Caveat emptor is Latin for “let the buyer beware.” The principle is most often applied in the sale of property — the buyer has sufficient amount of time to discover any defects and must live with those defects after the sale closes. There is no remedy available for a buyer that merely phones in the research and buys something unfit for use. The only exception to the principle is if the seller actively conceals defects or makes misrepresentations about the property. That is fraud.
While securities fraud is gussied up in statutes and rules — Securities Act Section 11, Securities Act Section 12(a)(2), Securities Act Section 17(a), Exchange Act Section 9, Exchange Act Section 10(b), and Exchange Act Rule 10b-5 — the basic principles for fraud are the same as in any other purchase or sale of property. Anyone involved in the sale of a security who misrepresents material information, whether through affirmative statements or omissions, has committed fraud.
Even with these fraud provisions on the books, purchasers of securities may still end up buying a bag of goods they did not want because they did not make fully informed investment decisions.
Offerings made under new Rule 506(c) may only be sold to accredited investors, and when offerings are only to accredited investors, there are no information or disclosure requirements specified by law. Many issuers in the new 506(c) landscape may try to take advantage of the lack of an information requirement in order to avoid fraud liability. After all, if an issuer says nothing but “I’m a company, buy my securities,” the only way it has made a misstatement is if it is not actually a company. Liability for “material omissions” only exists if the issuer has made a substantive statement in the first place.
If the Rule 506(c) offering is made through a broker-dealer, that broker-dealer will have specific due diligence and suitability obligations that it has to comply with before an offering goes forward. As a result, broker-dealers typically generate a due diligence file and may provide information from those findings to investors, helping to fill out the investor’s own research on the company.
But an offering does not have to go through a securities intermediary like a broker-dealer. Instead, Rule 506(c) allows companies to directly pitch their offers to investors on their own, or they may utilize a bulletin board type service, which are a relatively new development, and the obligations of which (if they have any) are not settled under law.
In that solo or bulletin board environment, the investors must do their homework and dive deep into the details of a company. Investors have the right to ask questions of the company, and the company should have answers. If investors don’t do this, they may not get what they thought they were getting, and all they can do is eat the loss.
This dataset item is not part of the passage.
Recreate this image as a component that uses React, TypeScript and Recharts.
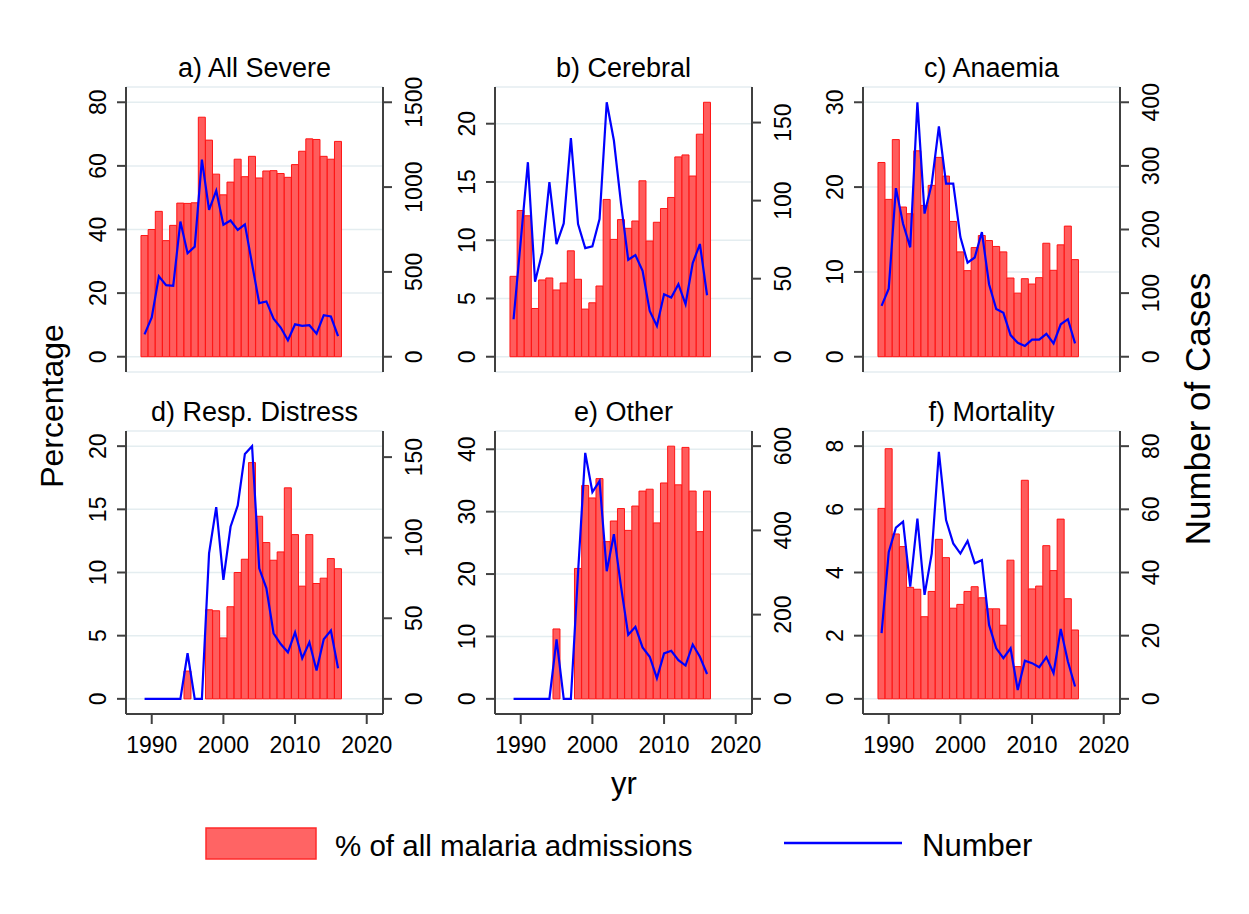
import React from "react";
import { ComposedChart, Bar, Line, XAxis, YAxis, CartesianGrid } from "recharts";

// admission years
const years = [
  1989, 1990, 1991, 1992, 1993, 1994, 1995, 1996, 1997, 1998, 1999, 2000, 2001, 2002,
  2003, 2004, 2005, 2006, 2007, 2008, 2009, 2010, 2011, 2012, 2013, 2014, 2015, 2016,
];

// a) All Severe
const severePct = [38.1, 40.0, 45.7, 36.5, 41.3, 48.3, 48.2, 48.4, 75.3, 68.1, 57.4, 50.9, 54.9, 62.1, 56.6, 63.0, 56.2, 58.4, 58.5, 57.6, 56.4, 60.4, 64.6, 68.5, 68.3, 63.0, 62.1, 67.7];
const severeNum = [132, 231, 474, 422, 418, 797, 610, 649, 1162, 866, 979, 778, 803, 748, 780, 547, 316, 326, 225, 172, 97, 191, 182, 186, 136, 245, 237, 122];

// b) Cerebral
const cerebralPct = [6.9, 12.55, 12.1, 4.14, 6.59, 6.76, 5.73, 6.33, 9.09, 6.65, 4.09, 4.63, 6.07, 13.5, 10.07, 11.77, 11.02, 11.65, 15.1, 9.93, 11.54, 12.72, 13.67, 17.15, 17.32, 15.51, 19.1, 21.84];
const cerebralNum = [24, 74, 124.6, 48, 66.8, 111.8, 72.2, 85.4, 140, 85, 69.6, 70.7, 88.2, 163, 138.5, 97.9, 62.1, 65.1, 55, 29.3, 19.7, 40, 37.9, 46.5, 33.6, 60, 72.2, 39.4];

// c) Anaemia
const anaemiaPct = [22.9, 18.55, 25.6, 17.65, 16.86, 24.28, 17.84, 20.2, 23.5, 21.3, 15.95, 12.36, 10.15, 12.87, 14.29, 13.7, 13.0, 12.36, 9.28, 7.5, 9.2, 8.57, 9.32, 13.38, 10.19, 13.19, 15.4, 11.45];
const anaemiaNum = [80, 107, 265, 209, 172, 400, 225, 272, 362, 272, 272, 188, 148, 156, 196, 114, 75, 69, 34, 22, 17, 27, 27, 36, 21, 51, 59, 21];

// d) Resp. Distress
const respPct = [null, null, null, null, null, null, 2.2, null, null, 7.05, 6.97, 4.82, 7.29, 10.0, 11.05, 18.7, 14.45, 12.37, 10.97, 11.63, 16.7, 13.0, 8.92, 13.0, 9.13, 9.55, 11.1, 10.3];
const respNum = [0, 0, 0, 0, 0, 0, 28.3, 0, 0, 90.3, 119, 73.8, 106.8, 120, 152, 156.8, 81, 68.6, 40.7, 34, 28.9, 41.3, 25.2, 35.1, 17.6, 37, 42.4, 19];

// e) Other
const otherPct = [null, null, null, null, null, null, 11.2, null, null, 20.9, 34.2, 32.2, 35.3, 25.2, 28.5, 30.5, 27.0, 30.9, 33.3, 33.6, 28.2, 34.6, 40.5, 34.3, 40.3, 33.3, 26.8, 33.3];
const otherNum = [0, 0, 0, 0, 0, 0, 141, 0, 0, 300, 584, 491, 517, 303, 391, 266, 152, 171, 122, 100, 49, 108, 114, 92, 79, 129, 100, 59];

// f) Mortality
const mortalityPct = [6.03, 7.92, 5.22, 4.82, 3.53, 3.47, 2.6, 3.4, 5.05, 4.47, 2.87, 2.99, 3.4, 3.55, 3.2, 2.85, 2.85, 2.33, 4.39, 1.02, 6.92, 3.48, 3.57, 4.85, 4.06, 5.69, 3.17, 2.18];
const mortalityNum = [20.8, 46.4, 54.2, 56.1, 35.5, 57.1, 32.9, 46, 78.2, 56.6, 49.2, 46, 50, 42.9, 43.9, 23.4, 16, 12.9, 16, 2.8, 12.1, 11.3, 10, 13.2, 8.1, 22.1, 11.8, 3.9];

const xTicks = [1990, 2000, 2010, 2020];

const FONT = "'Liberation Sans', Arial, Helvetica, sans-serif";
const AXIS = "#404040";
const PLOT_W = 257;
const SIDE = 60;
const PAD_TOP = 30;
const COLS = [126, 495, 863];
const ROWS = [
  { top: 87, h: 285, titleY: 77 },
  { top: 431, h: 283, titleY: 421 },
];

type PanelProps = {
  title: string;
  pct: (number | null)[];
  num: number[];
  leftTicks: number[];
  rightTicks: number[];
  col: number;
  row: number;
};

const Panel = ({ pct, num, leftTicks, rightTicks, col, row }: PanelProps) => {
  const data = years.map((yr, i) => ({ yr, pct: pct[i], num: num[i] }));
  const topL = Math.max(...(pct.filter((v) => v != null) as number[]), leftTicks[leftTicks.length - 1]);
  const topR = Math.max(...num, rightTicks[rightTicks.length - 1]);
  const r = ROWS[row];
  const bottom = row === 1;
  const height = PAD_TOP + (bottom ? r.h + 50 : r.h + 10);

  const leftTick = (p: any) => {
    const x = SIDE - 20;
    return (
      <text x={x} y={p.y} transform={`rotate(-90 ${x} ${p.y})`} textAnchor="middle" fontSize={23} fontFamily={FONT} fill="#000">
        {p.payload.value}
      </text>
    );
  };
  const rightTick = (p: any) => {
    const x = SIDE + PLOT_W + 39;
    return (
      <text x={x} y={p.y} transform={`rotate(-90 ${x} ${p.y})`} textAnchor="middle" fontSize={23} fontFamily={FONT} fill="#000">
        {p.payload.value}
      </text>
    );
  };
  const bottomTick = (p: any) => (
    <text x={p.x} y={PAD_TOP + r.h + 39} textAnchor="middle" fontSize={23} fontFamily={FONT} fill="#000">
      {p.payload.value}
    </text>
  );

  return (
    <div style={{ position: "absolute", left: COLS[col] - SIDE, top: r.top - PAD_TOP }}>
      <ComposedChart
        width={PLOT_W + 2 * SIDE}
        height={height}
        data={data}
        margin={{ top: PAD_TOP, right: 0, bottom: bottom ? 0 : 10, left: 0 }}
      >
        <CartesianGrid yAxisId="left" vertical={false} stroke="#e4edf0" strokeWidth={1.5} />
        <XAxis
          dataKey="yr"
          type="number"
          domain={[1986.41, 2022.27]}
          ticks={xTicks}
          hide={!bottom}
          height={50}
          stroke={AXIS}
          strokeWidth={2}
          tickSize={10}
          tick={bottomTick}
        />
        <YAxis
          yAxisId="left"
          orientation="left"
          type="number"
          width={SIDE}
          domain={[-0.06 * topL, 1.06 * topL]}
          ticks={leftTicks}
          stroke={AXIS}
          strokeWidth={2}
          tickSize={9}
          tick={leftTick}
        />
        <YAxis
          yAxisId="right"
          orientation="right"
          type="number"
          width={SIDE}
          domain={[-0.06 * topR, 1.06 * topR]}
          ticks={rightTicks}
          stroke={AXIS}
          strokeWidth={2}
          tickSize={9}
          tick={rightTick}
        />
        <Bar yAxisId="left" dataKey="pct" barSize={7} fill="#ff5c5c" stroke="#ff1414" strokeWidth={1} isAnimationActive={false} />
        <Line yAxisId="right" dataKey="num" type="linear" stroke="#0000ff" strokeWidth={2.2} dot={false} isAnimationActive={false} />
      </ComposedChart>
    </div>
  );
};

const panels: PanelProps[] = [
  { title: "a) All Severe", pct: severePct, num: severeNum, leftTicks: [0, 20, 40, 60, 80], rightTicks: [0, 500, 1000, 1500], col: 0, row: 0 },
  { title: "b) Cerebral", pct: cerebralPct, num: cerebralNum, leftTicks: [0, 5, 10, 15, 20], rightTicks: [0, 50, 100, 150], col: 1, row: 0 },
  { title: "c) Anaemia", pct: anaemiaPct, num: anaemiaNum, leftTicks: [0, 10, 20, 30], rightTicks: [0, 100, 200, 300, 400], col: 2, row: 0 },
  { title: "d) Resp. Distress", pct: respPct, num: respNum, leftTicks: [0, 5, 10, 15, 20], rightTicks: [0, 50, 100, 150], col: 0, row: 1 },
  { title: "e) Other", pct: otherPct, num: otherNum, leftTicks: [0, 10, 20, 30, 40], rightTicks: [0, 200, 400, 600], col: 1, row: 1 },
  { title: "f) Mortality", pct: mortalityPct, num: mortalityNum, leftTicks: [0, 2, 4, 6, 8], rightTicks: [0, 20, 40, 60, 80], col: 2, row: 1 },
];

export default function App() {
  return (
    <div style={{ position: "absolute", left: 0, top: 0, width: 1249, height: 914, background: "#fff", fontFamily: FONT }}>
      {panels.map((p) => (
        <Panel key={p.title} {...p} />
      ))}
      <svg width={1249} height={914} style={{ position: "absolute", left: 0, top: 0, pointerEvents: "none" }} fontFamily={FONT}>
        {panels.map((p) => (
          <text key={p.title} x={COLS[p.col] + PLOT_W / 2} y={ROWS[p.row].titleY} textAnchor="middle" fontSize={27} fill="#000">
            {p.title}
          </text>
        ))}
        <text x={63} y={406} transform="rotate(-90 63 406)" textAnchor="middle" fontSize={32} fill="#000">
          Percentage
        </text>
        <text x={1210} y={409} transform="rotate(-90 1210 409)" textAnchor="middle" fontSize={35} fill="#000">
          Number of Cases
        </text>
        <text x={624} y={794} textAnchor="middle" fontSize={31} fill="#000">
          yr
        </text>
        <rect x={206} y={828} width={110} height={31} fill="#ff6464" stroke="#ff2a2a" strokeWidth={1.5} />
        <text x={335} y={856} fontSize={29.5} fill="#000">
          % of all malaria admissions
        </text>
        <line x1={784} y1={843} x2={902} y2={843} stroke="#0000ff" strokeWidth={2.5} />
        <text x={922} y={856} fontSize={31} fill="#000">
          Number
        </text>
      </svg>
    </div>
  );
}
The important takeaway is that investors always need to conduct their own research and determine if a particular investment is right for them. Offerings made under Rule 506(c) have no requirements with regard to how much information or disclosure is required. Investors may receive more information to begin their research when the offering is done through a securities intermediary. Solo or bulletin board raises may require more effort on the part of the investor to make an informed investment decision. An uninformed decision may result in the loss of the entire investment without the recourse of a securities fraud claim. Caveat emptor.